Gaza City- The Interior Ministry in the Hamas-run Gaza Strip expressed "astonishment" Monday that the curricula taught in schools run by the United Nations Relief and Works Agency (UNRWA) mention the Holocaust, the Nazi genocide of the Jews of Europe during World War II. The ministry statement came after a pro-Hamas group in the salient, the Popular Committees of Palestinian Refugees, demanded that UNRWA delete Holocaust, which it called a "big lie," from the curricula taught in its schools in the Strip.
The office of UNRWA Gaza chief John Ging confirmed that it had received such a letter, but denied earlier reports that that Holocaust is taught in its schools.
"Such reports are totally untrue. The current curricula taught to pupils at UNRWA schools do not contain anything on the subject of the Holocaust," Adnan Abu Hasna, UNRWA's Gaza spokesman, told the German Press Agency, dpa.
The interior ministry statement Monday called on the Hamas ministry of education to investigate the matter.
"We reject teaching our pupils such thoughts and strange culture that contradicts with our Palestinian beliefs," the statement said.
In its letter to UNRWA, the Popular Committees for Palestinian Refugees said called on the UN body to "erase the subject of the Jewish Holocaust from the pupils curricula, and to stop any future attempt to insert strange concepts or cultures which contradict with the Palestinian values and principles."
It said it had discovered that "the Human Rights textbook, which is taught to the 8th grade pupils (aged 13), includes an explanation about the Jewish Holocaust."
"The subject was shown in a way that confirms the occurrence of the Jewish Holocaust and it excites sympathy with the Jews," the letter said.
The letter added that the Popular Committees "strongly reject teaching our children this big lie which was fabricated by the Jews and a big campaign of propaganda circulated for it."
"We are against it because first it is not true and exaggerated and second because those who added it to our curricula aim at playing with the emotions of our children,' the Committees said.
UNRWA educates some 200,000 refugee children in the impoverished, densely-populated Gaza Strip, now ruled by Hamas after it succeeded in routing forces loyal to the Palestinian Authority and to President Mahmoud Abbas in June 2007.
The Popular Committee said UNRWA needed to focus on educating Palestinian schoolchildren about the "Nakba" or Catastrophe, the name Palestinians use to describe the establishment of Israel.
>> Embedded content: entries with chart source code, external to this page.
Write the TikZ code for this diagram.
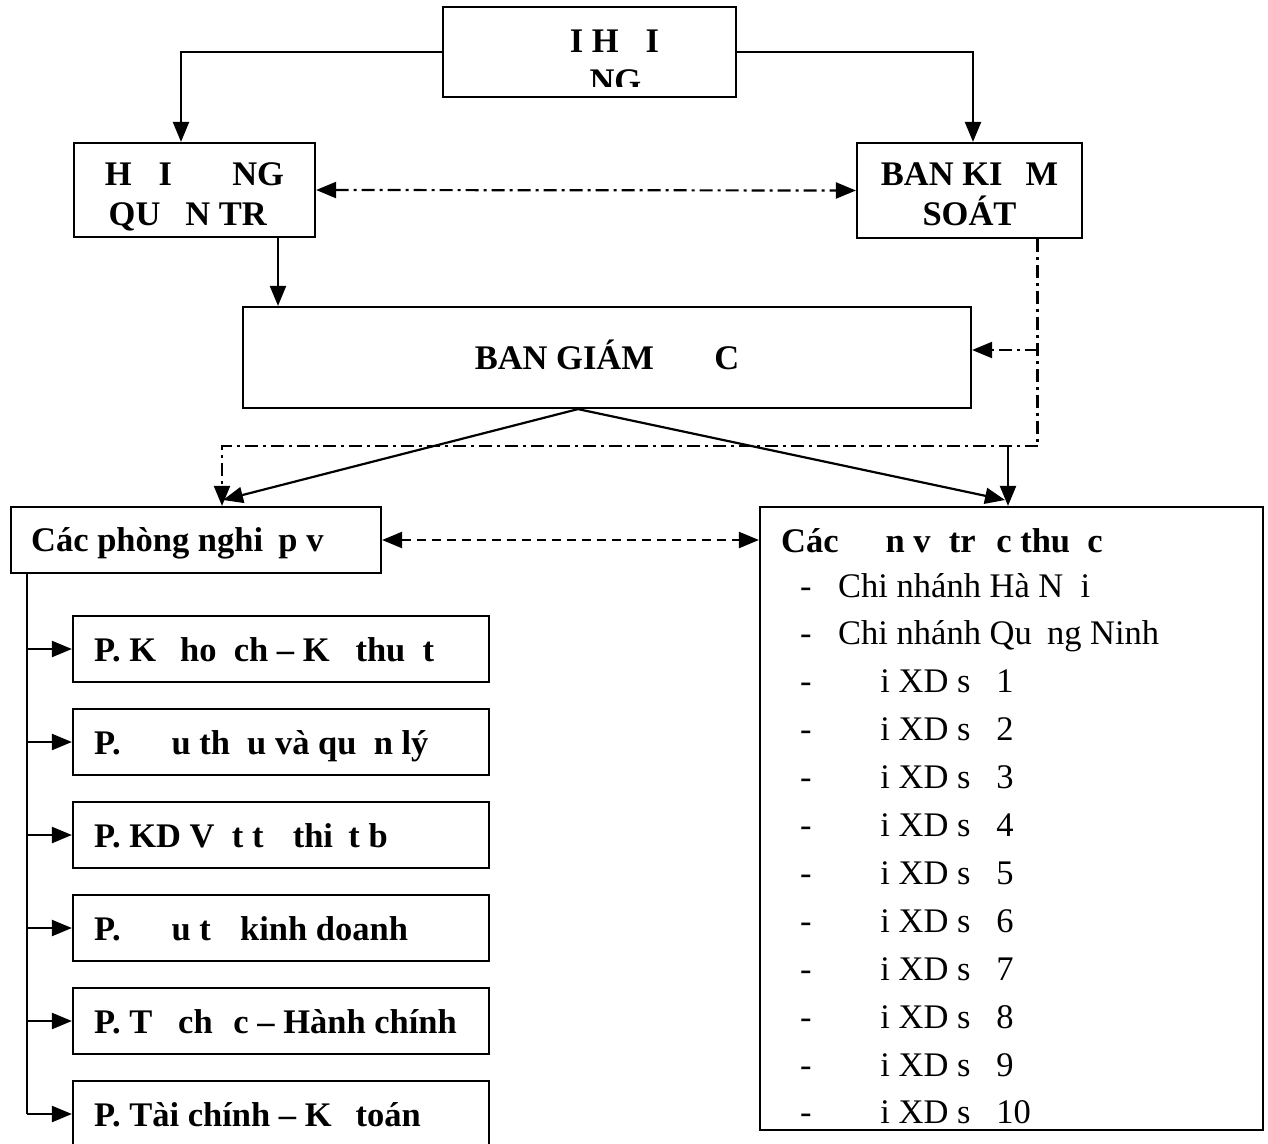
\documentclass[tikz,border=0pt]{standalone}
\usepackage{fontspec}
\setmainfont{Liberation Serif}
\usetikzlibrary{arrows.meta}
\begin{document}
\begin{tikzpicture}[x=1pt,y=-1pt,
  box/.style={draw, line width=2.2pt, inner sep=0pt, minimum width=#1},
  txt/.style={inner sep=0pt, anchor=base, font=\fontsize{34.5}{40}\selectfont\bfseries},
  ltxt/.style={inner sep=0pt, anchor=base west, font=\fontsize{34.5}{40}\selectfont\bfseries},
  rtxt/.style={inner sep=0pt, anchor=base west, font=\fontsize{34.5}{40}\selectfont},
  conn/.style={line width=2.2pt},
  arr/.style={conn, -{Triangle[length=20pt,width=16pt]}},
  arrboth/.style={conn, {Triangle[length=20pt,width=16pt]}-{Triangle[length=20pt,width=16pt]}},
  dashdot/.style={dash pattern=on 13pt off 5pt on 3pt off 5pt},
  dashline/.style={dash pattern=on 9pt off 6pt}]
\useasboundingbox (0,0) rectangle (1268,1143);
\clip (0,0) rectangle (1268,1143);

% boxes
\node[box=293pt, minimum height=90pt] (dhcd) at (589.5,52) {};
\node[box=241pt, minimum height=94pt] (hdqt) at (194.5,190) {};
\node[box=225pt, minimum height=95pt] (bks) at (969.5,190.5) {};
\node[box=728pt, minimum height=101pt] (bgd) at (607,357.5) {};
\node[box=370pt, minimum height=66pt] (cpn) at (196,540) {};
\node[box=503pt, minimum height=623pt] (dvtt) at (1011.5,818.5) {};
\foreach \k in {0,...,5}{
  \node[box=416pt, minimum height=66pt] (p\k) at (281,649+93*\k) {};
}

% texts
\node[txt] (t1) at (589.5,52) {\hphantom{ĐẠ}I H\hphantom{Ộ}I};
\begin{scope}
\clip (443,0) rectangle (736,86);
\node[txt] (t2) at (589.5,92) {\hphantom{ĐỒ}NG};
\end{scope}
\node[txt] (t3) at (194.5,185) {H\hphantom{Ộ}I \hphantom{ĐỒ}NG};
\node[txt] (t4) at (194.5,225) {QU\hphantom{Ả}N TR\hphantom{Ị}};
\node[txt] (t5) at (969.5,185) {BAN KI\hphantom{Ể}M};
\node[txt] (t6) at (969.5,225) {SOÁT};
\node[txt] (t7) at (607,369) {BAN GIÁM \hphantom{ĐỐ}C};
\node[ltxt] (t8) at (31,551) {Các phòng nghi\hphantom{ệ}p v\hphantom{ụ}};
\node[ltxt] (t9) at (781,552) {Các \hphantom{đơ}n v\hphantom{ị} tr\hphantom{ự}c thu\hphantom{ộ}c};

\foreach \t [count=\i from 0] in {{Chi nhánh Hà N\hphantom{ộ}i},{Chi nhánh Qu\hphantom{ả}ng Ninh},
  {\hphantom{Độ}i XD s\hphantom{ố} 1},{\hphantom{Độ}i XD s\hphantom{ố} 2},{\hphantom{Độ}i XD s\hphantom{ố} 3},
  {\hphantom{Độ}i XD s\hphantom{ố} 4},{\hphantom{Độ}i XD s\hphantom{ố} 5},{\hphantom{Độ}i XD s\hphantom{ố} 6},
  {\hphantom{Độ}i XD s\hphantom{ố} 7},{\hphantom{Độ}i XD s\hphantom{ố} 8},{\hphantom{Độ}i XD s\hphantom{ố} 9},
  {\hphantom{Độ}i XD s\hphantom{ố} 10}}{
  \node[rtxt] (d\i) at (800,597+47.9*\i) {-};
  \node[rtxt] (it\i) at (838,597+47.9*\i) {\t};
}

\foreach \t [count=\i from 0] in {{P. K\hphantom{ế} ho\hphantom{ạ}ch – K\hphantom{ỹ} thu\hphantom{ậ}t},
  {P. \hphantom{Đấ}u th\hphantom{ầ}u và qu\hphantom{ả}n lý},
  {P. KD V\hphantom{ậ}t t\hphantom{ư} thi\hphantom{ế}t b\hphantom{ị}},
  {P. \hphantom{Đầ}u t\hphantom{ư} kinh doanh},
  {P. T\hphantom{ổ} ch\hphantom{ứ}c – Hành chính},
  {P. Tài chính – K\hphantom{ế} toán}}{
  \node[ltxt] (pt\i) at (94,661+93*\i) {\t};
}

% helper coordinates
\coordinate (a1) at (181,0);
\coordinate (a2) at (973,0);
\coordinate (a3) at (278,0);
\coordinate (a4) at (1037.5,0);
\coordinate (a5) at (222,0);
\coordinate (a6) at (578,0);
\coordinate (a7) at (27,0);
\coordinate (j1) at (1037.5,446);
\coordinate (j2) at (1037.5,350);
\coordinate (j3) at (1008,446);
\coordinate (e1) at (223,500);
\coordinate (e2) at (1005,500);

% connectors
\draw[arr] (dhcd.west) -| (a1 |- hdqt.north);
\draw[arr] (dhcd.east) -| (a2 |- bks.north);
\draw[arrboth, dashdot] (hdqt.east) -- (bks.west);
\draw[arr] (a3 |- hdqt.south) -- (a3 |- bgd.north);
\draw[conn, dashdot] (a4 |- bks.south) -- (j1);
\draw[arr, dashdot] (j1) -| (a5 |- cpn.north);
\draw[arr, dashdot] (j2) -- (j2 -| bgd.east);
\draw[arr] (a6 |- bgd.south) -- (e1);
\draw[arr] (a6 |- bgd.south) -- (e2);
\draw[arr] (j3) -- (j3 |- dvtt.north);
\draw[arrboth, dashline] (cpn.east) -- (cpn.east -| dvtt.west);
\draw[conn] (a7 |- cpn.south) -- (a7 |- p5.west);
\foreach \k in {0,...,5}{
  \draw[arr] (a7 |- p\k.west) -- (p\k.west);
}
\end{tikzpicture}
\end{document}
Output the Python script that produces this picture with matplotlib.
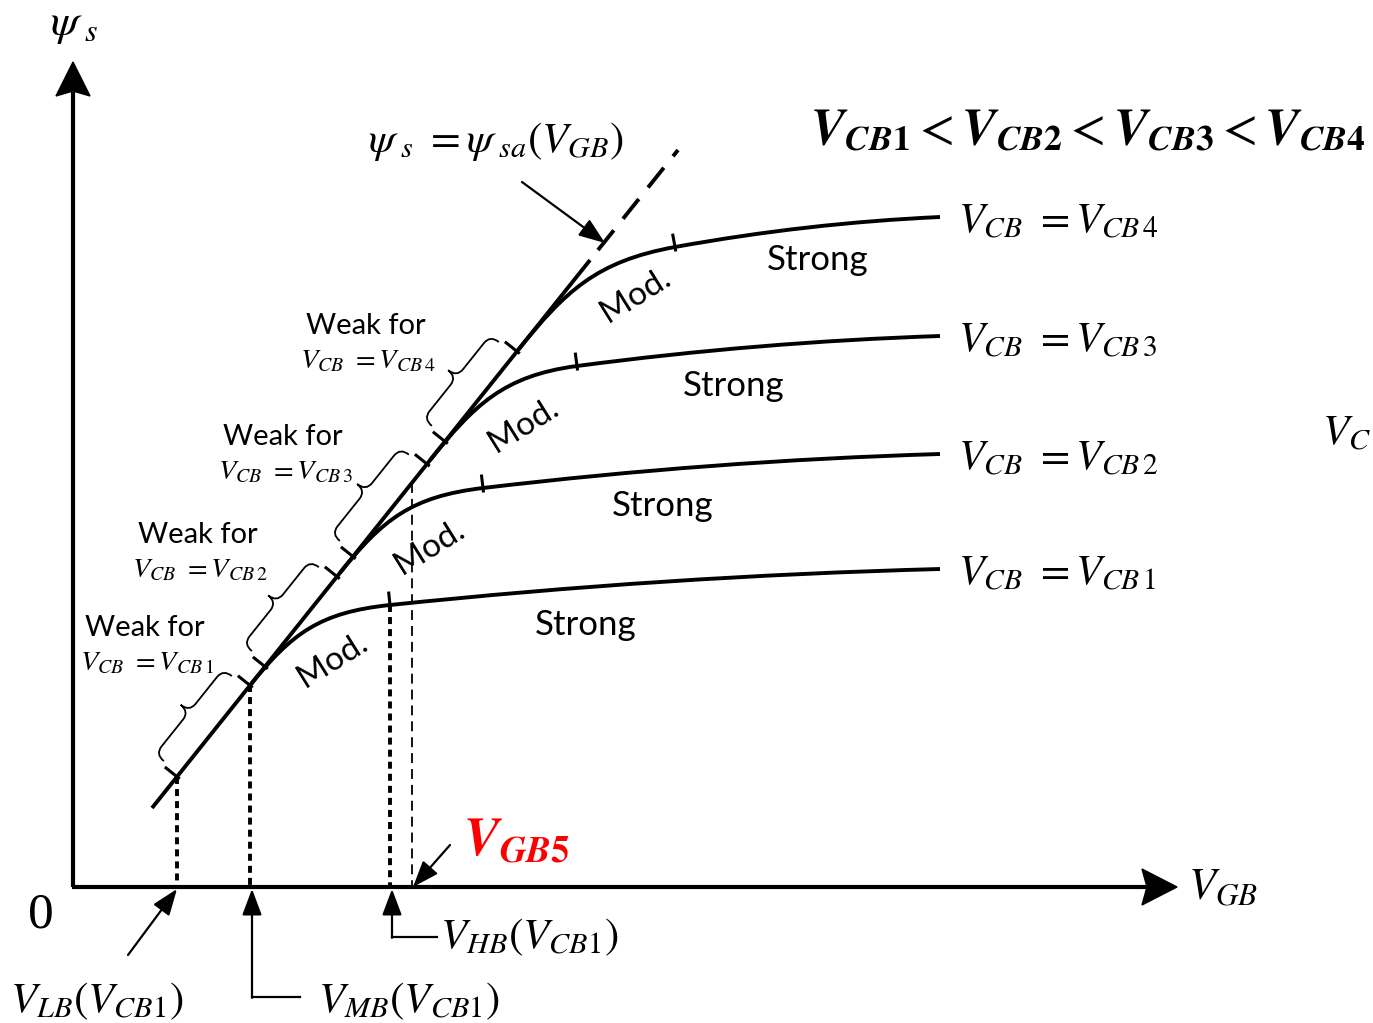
import matplotlib.pyplot as plt
import numpy as np
from matplotlib.path import Path
from matplotlib.patches import PathPatch, Polygon

plt.rcParams['mathtext.fontset'] = 'stix'
plt.rcParams['font.family'] = ['Liberation Serif', 'DejaVu Serif']

# sketch coordinates: x to the right, y downward (canvas units)
origin = (73, 887)
y_tip, x_tip = 62, 1177

# psi_s = psi_sa(V_GB) line
sa_start = (152, 808)
sa_end = (678, 150)
sa_solid_x = 590

# one curve per V_CB level
levels = ['1', '2', '3', '4']
depart_x = [250, 340, 430, 518]
knee_pts = [(390, 605), (483, 488), (577, 366), (675, 247)]
end_pts = [(940, 569), (940, 454), (940, 336), (940, 217)]
weak_ticks = [(177, 250), (265, 337), (353, 427), (445, 517)]

strong_pos = [(586, 625), (663, 506), (734, 386), (818, 260)]
mod_pos = [(333, 660), (430, 547), (524, 425), (636, 295)]
weak_pos = [(145, 628), (198, 535), (283, 437), (366, 326)]
vcb_label_y = [585, 470, 352, 233]

lb_x, mb_x, hb_x = 177, 250, 390
vgb5_x = 412

m = (sa_end[1] - sa_start[1]) / (sa_end[0] - sa_start[0])


def on_sa(x):
    return sa_start[1] + m * (x - sa_start[0])


t_hat = np.array([1.0, m]) / np.hypot(1, m)
n_hat = np.array([m, -1.0]) / np.hypot(1, m)


def brace(ax, p0, p1, n, h, lw=1.3):
    p0, p1 = np.asarray(p0, float), np.asarray(p1, float)
    L = np.linalg.norm(p1 - p0)
    t = (p1 - p0) / L
    w = min(10, L / 6)
    loc = [(0, 0), (0, h / 2), (w, h / 2), (L / 2 - w, h / 2), (L / 2, h / 2), (L / 2, h),
           (L / 2, h / 2), (L / 2 + w, h / 2), (L - w, h / 2), (L, h / 2), (L, 0)]
    codes = [Path.MOVETO, Path.CURVE3, Path.CURVE3, Path.LINETO, Path.CURVE3, Path.CURVE3,
             Path.CURVE3, Path.CURVE3, Path.LINETO, Path.CURVE3, Path.CURVE3]
    verts = [p0 + s * t + k * n for s, k in loc]
    ax.add_patch(PathPatch(Path(verts, codes), fill=False, lw=lw, color='k'))


fig = plt.figure(figsize=(13.73, 10.23), dpi=100)
ax = fig.add_axes([0, 0, 1, 1])
ax.set_xlim(0, 1373)
ax.set_ylim(1023, 0)
ax.axis('off')

# axes with arrowheads
ax.plot([origin[0], origin[0]], [origin[1], y_tip + 30], color='k', lw=3, solid_capstyle='butt')
ax.plot([origin[0] - 1, x_tip - 30], [origin[1], origin[1]], color='k', lw=3, solid_capstyle='butt')
ax.add_patch(Polygon([(73, y_tip), (56, 96), (73, 91), (90, 96)], closed=True, color='k'))
ax.add_patch(Polygon([(x_tip, 887), (1142, 869), (1147, 887), (1142, 905)], closed=True, color='k'))

# saturation line: solid then dashed
xs = np.array([sa_start[0], sa_solid_x])
ax.plot(xs, on_sa(xs), color='k', lw=2.8, solid_capstyle='butt')
xs = np.array([sa_solid_x + 8, sa_end[0]])
ax.plot(xs, on_sa(xs), color='k', lw=2.8, ls=(0, (6.5, 3.8)), dash_capstyle='butt')

for i in range(4):
    D = np.array([depart_x[i], on_sa(depart_x[i])])
    K = np.array(knee_pts[i], float)
    E = np.array(end_pts[i], float)
    dx = K[0] - D[0]
    sk = 1.6 * (E[1] - K[1]) / (E[0] - K[0])
    P1 = D + 0.30 * dx * np.array([1, m])
    P2 = K - 0.50 * dx * np.array([1, sk])
    Q = np.array([K[0] + 0.5 * (E[0] - K[0]), K[1] + sk * 0.5 * (E[0] - K[0])])
    path = Path([D, P1, P2, K, Q, E],
                [Path.MOVETO, Path.CURVE4, Path.CURVE4, Path.CURVE4, Path.CURVE3, Path.CURVE3])
    ax.add_patch(PathPatch(path, fill=False, lw=2.8, color='k'))

    # strong-inversion boundary tick
    nk = np.array([sk, -1.0]) / np.hypot(sk, 1)
    a, b = K - 3 * nk, K + 12 * nk
    ax.plot([a[0], b[0]], [a[1], b[1]], color='k', lw=2.2)

    # weak-inversion ticks and brace
    for tx in weak_ticks[i]:
        p = np.array([tx, on_sa(tx)])
        a, b = p - 2 * n_hat, p + 14 * n_hat
        ax.plot([a[0], b[0]], [a[1], b[1]], color='k', lw=2.2)
    s0, s1 = weak_ticks[i]
    p0 = np.array([s0, on_sa(s0)]) + 4 * t_hat + 20 * n_hat
    p1 = np.array([s1, on_sa(s1)]) - 4 * t_hat + 20 * n_hat
    brace(ax, p0, p1, n_hat, 22)

    ax.text(*strong_pos[i], 'Strong', family='Lato', fontsize=25, ha='center', va='center')
    ax.text(*mod_pos[i], 'Mod.', family='Lato', fontsize=24, ha='center', va='center',
            rotation=32, rotation_mode='anchor')
    wx, wy = weak_pos[i]
    ax.text(wx, wy, 'Weak for', family='Lato', fontsize=21, ha='center', va='center')
    ax.text(wx + 2, wy + 42, r'$V_{CB}\ =V_{CB\,%s}$' % levels[i], fontsize=20.5,
            ha='center', va='baseline')
    ax.text(958, vcb_label_y[i], r'$V_{CB}\ =V_{CB\,%s}$' % levels[i], fontsize=30.5,
            ha='left', va='baseline')

# boundary markers down to the V_GB axis
for x in [lb_x, mb_x, hb_x]:
    ax.plot([x, x], [on_sa(x) if x != hb_x else knee_pts[0][1], origin[1]], color='k',
            lw=2.8, ls=(0, (1.8, 1.3)), dash_capstyle='butt')
ax.plot([vgb5_x, vgb5_x], [on_sa(vgb5_x), origin[1]], color='k', lw=1.3,
        ls=(0, (5.5, 3.3)), dash_capstyle='butt')

arrow = dict(arrowstyle='-|>,head_length=0.8,head_width=0.3', lw=1.6, color='k',
             shrinkA=0, shrinkB=0, mutation_scale=20)
ax.annotate('', xy=(605, 243), xytext=(522, 182), arrowprops=arrow)
ax.annotate('', xy=(lb_x, 889), xytext=(128, 955), arrowprops=arrow)
ax.plot([300, mb_x + 2], [997, 997], color='k', lw=1.6)
ax.annotate('', xy=(mb_x + 2, 889), xytext=(mb_x + 2, 997.8), arrowprops=arrow)
ax.plot([437, hb_x + 2], [937, 937], color='k', lw=1.6)
ax.annotate('', xy=(hb_x + 2, 889), xytext=(hb_x + 2, 937.8), arrowprops=arrow)
ax.annotate('', xy=(vgb5_x + 1, 887), xytext=(450, 845), arrowprops=arrow)

# labels
ax.text(50, 35, r'$\psi_{\ s}$', fontsize=33, ha='left', va='baseline')
ax.text(1188, 900, r'$V_{GB}$', fontsize=32, ha='left', va='baseline')
ax.text(28, 927, '0', fontsize=37, ha='left', va='baseline')
ax.text(368, 152, r'$\psi_{\ s}\ =\psi_{\ sa}(V_{GB})$', fontsize=31, ha='left', va='baseline')
ax.text(10, 1012, r'$V_{LB}(V_{CB1})$', fontsize=31, ha='left', va='baseline')
ax.text(318, 1012, r'$V_{MB}(V_{CB1})$', fontsize=31, ha='left', va='baseline')
ax.text(440, 948, r'$V_{HB}(V_{CB1})$', fontsize=31, ha='left', va='baseline')
ax.text(463, 855, r'$\mathbfit{V}_{\mathbfit{GB}\mathbf{5}}$', fontsize=38, color='red',
        ha='left', va='baseline')
ax.text(810, 145, r'$\mathbfit{V}_{\mathbfit{CB}\mathbf{1}}<\mathbfit{V}_{\mathbfit{CB}\mathbf{2}}'
        r'<\mathbfit{V}_{\mathbfit{CB}\mathbf{3}}<\mathbfit{V}_{\mathbfit{CB}\mathbf{4}}$',
        fontsize=36.5, ha='left', va='baseline')
ax.text(1371, 445, r'$V_{C}$', fontsize=31, ha='right', va='baseline')

fig.savefig('out.png', dpi=100)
The term is an unpopular one among most Israeli Jews, and Israeli Minister of Education Gideon Saar announced Sunday plans to drop it from textbooks.
He told the cabinet at its weekly meeting that, while what Arab-Israelis had experienced in 1948 was a "tragedy," in the context of the textbooks, the word "nakba" was similar to the world "holocaust," and so could not be used in textbooks taught in Arab-Israeli schools.
A spokesman for the Follow-up Committee on Arab Education in Israel told the Jerusalem Post daily that Saar's decision was a "political gimmick" aimed at denying Arab-Israelis their identity.